Cotton, a vocal opponent of the American Healthcare Act, believes both conservative and moderate members of the House made concessions in trying to “get to yes” on health care reform.

“I have friends like Jim Jordan in the Freedom Caucus and Charlie Dent in the Tuesday group,” Cotton said. “I know they’re both good men. I know they want to work together. I know they want to try to find a solution that both they and everyone in between can agree on.”

It’s a solution Cotton says he believes is attainable over time.

“Eighteen days is simply not enough time for such major, landmark legislation,” he said.

Recollecting the passage of Obamacare, Cotton described the long-term efforts made by Democrats to pursue a national system of health care.

“They didn’t pass it for over a year in President Barack Obama’s first term. So it went through very public hearings, and took testimony, developed a fact-based foundation of knowledge,” Cotton said. “President Obama traveled around the country, held town halls, spoke to a joint session of Congress.”
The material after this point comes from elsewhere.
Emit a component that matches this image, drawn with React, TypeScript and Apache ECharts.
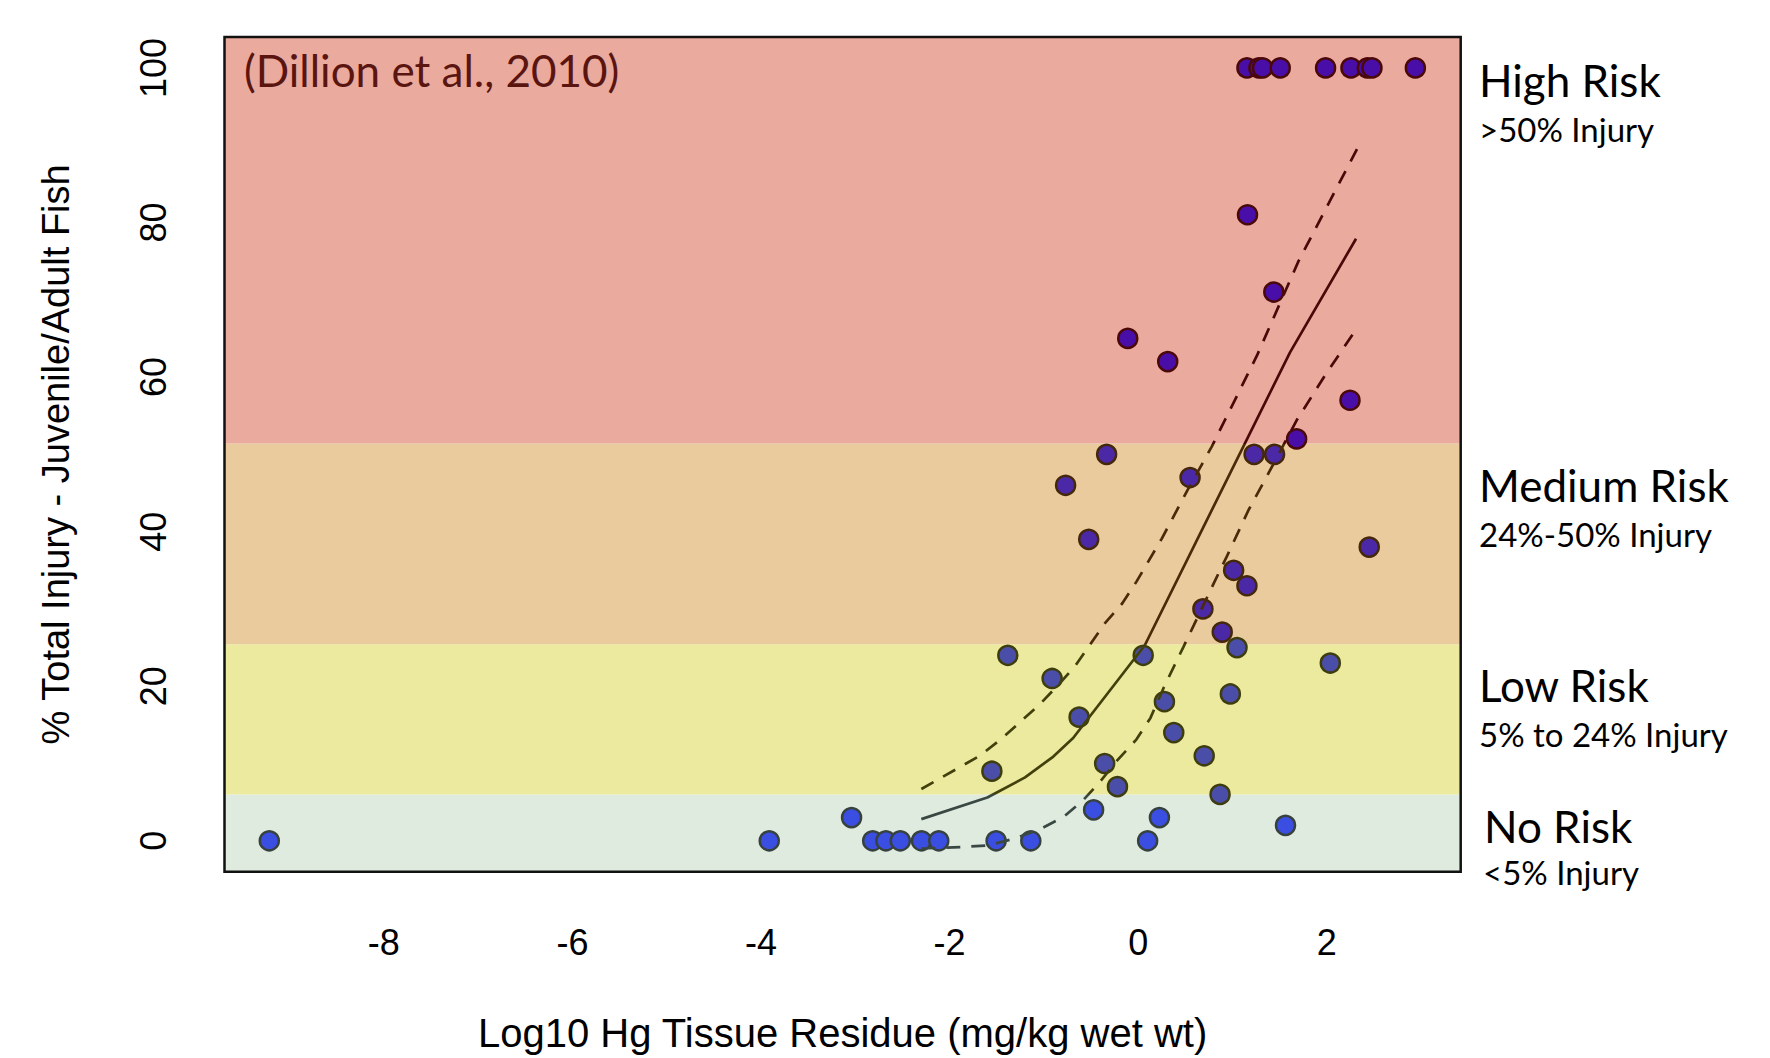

Addressing concerns raised by frustrated town hall attendees, the senator conceded that some in his state were helped by Obamacare. “There’s no doubt about that,” Cotton said. “But many more were hurt by it.”

Defending President Trump’s intent to let Obamacare “explode and collapse,” Cotton said he felt the president is simply stating a fact.

“Obamacare continues to get worse,” Cotton said. “Premiums continue to go up every year when you get to a new open enrollment season,” he added, noting that some counties in the U.S. have only one insurance provider.

The senator said that while Republicans may not need fourteen months to pass health care reform like Democrats in 2009, they should deploy a more “careful and deliberate approach.” Those changes to the country’s health care system, the senator added, are inevitable.

“We don’t have a choice to visit it or revisit it. We have to revisit it,” he said.

Cotton suggested that in the meantime, the administration take action to tweak the current health care system while Congress mulls future long-term restructuring.

“Secretary of Health and Human Services Tom Price can undertake regulations designed to lift some of the worst harms of Obamacare and try to give some people relief,” he said.

In the months to come, the former Arkansan House member remains optimistic Congress may reach an agreement on continued funding of the Children’s Health Insurance Program.

“By that point, I hope that we can reach some kind of consensus where we can try to do away with the worst problems of Obamacare that can only be addressed by legislation,” he said.